**WHAT IS REQUIRED**
Give a verbatim copy of the lines below, minus the pictures.

____

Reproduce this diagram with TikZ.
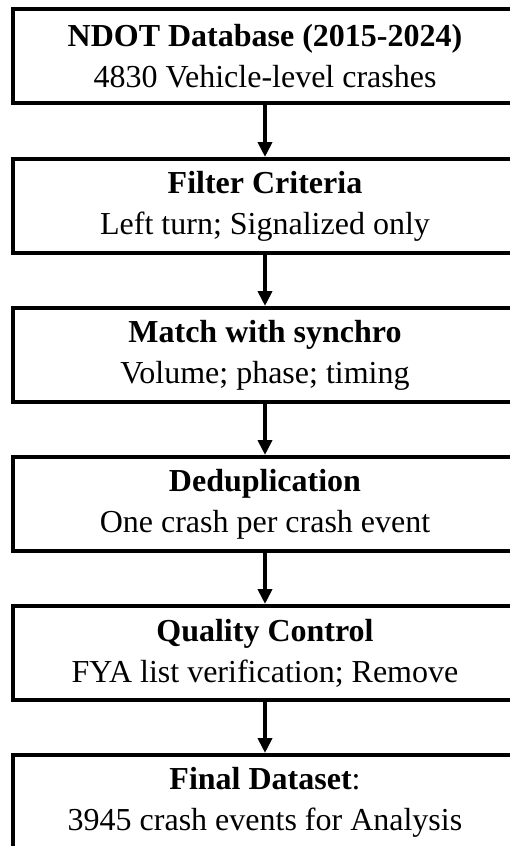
\documentclass[tikz,border=0pt]{standalone}
\usepackage{fontspec}
\setmainfont{Liberation Serif}
\usetikzlibrary{arrows.meta}
\begin{document}
\begin{tikzpicture}[x=1pt,y=-1pt,
  stage/.style={draw=black, line width=4pt, minimum width=504pt, minimum height=94pt,
    align=center, inner sep=0pt, font=\fontsize{32}{41}\selectfont},
  flow/.style={line width=4pt, -{Triangle[width=14pt,length=15pt]}}]
\useasboundingbox (0,0) rectangle (510,846);
\fill[white] (0,0) rectangle (510,846);
\node[stage] (b1) at (265,56)  {\textbf{NDOT Database (2015-2024)}\\4830 Vehicle-level crashes};
\node[stage] (b2) at (265,206) {\textbf{Filter Criteria}\\Left turn; Signalized only};
\node[stage] (b3) at (265,355) {\textbf{Match with synchro}\\Volume; phase; timing};
\node[stage] (b4) at (265,504) {\textbf{Deduplication}\\One crash per crash event};
\node[stage] (b5) at (265,653) {\textbf{Quality Control}\\FYA list verification; Remove};
\node[stage] (b6) at (265,802) {\textbf{Final Dataset}:\\3945 crash events for Analysis};
\draw[flow] (b1) -- (b2);
\draw[flow] (b2) -- (b3);
\draw[flow] (b3) -- (b4);
\draw[flow] (b4) -- (b5);
\draw[flow] (b5) -- (b6);
\end{tikzpicture}
\end{document}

____

**COMPLETE OUTPUT**
Reproduce this diagram with TikZ.
\documentclass[tikz,border=0pt]{standalone}
\usepackage{fontspec}
\setmainfont{Liberation Serif}
\usetikzlibrary{arrows.meta}
\begin{document}
\begin{tikzpicture}[x=1pt,y=-1pt,
  stage/.style={draw=black, line width=4pt, minimum width=504pt, minimum height=94pt,
    align=center, inner sep=0pt, font=\fontsize{32}{41}\selectfont},
  flow/.style={line width=4pt, -{Triangle[width=14pt,length=15pt]}}]
\useasboundingbox (0,0) rectangle (510,846);
\fill[white] (0,0) rectangle (510,846);
\node[stage] (b1) at (265,56)  {\textbf{NDOT Database (2015-2024)}\\4830 Vehicle-level crashes};
\node[stage] (b2) at (265,206) {\textbf{Filter Criteria}\\Left turn; Signalized only};
\node[stage] (b3) at (265,355) {\textbf{Match with synchro}\\Volume; phase; timing};
\node[stage] (b4) at (265,504) {\textbf{Deduplication}\\One crash per crash event};
\node[stage] (b5) at (265,653) {\textbf{Quality Control}\\FYA list verification; Remove};
\node[stage] (b6) at (265,802) {\textbf{Final Dataset}:\\3945 crash events for Analysis};
\draw[flow] (b1) -- (b2);
\draw[flow] (b2) -- (b3);
\draw[flow] (b3) -- (b4);
\draw[flow] (b4) -- (b5);
\draw[flow] (b5) -- (b6);
\end{tikzpicture}
\end{document}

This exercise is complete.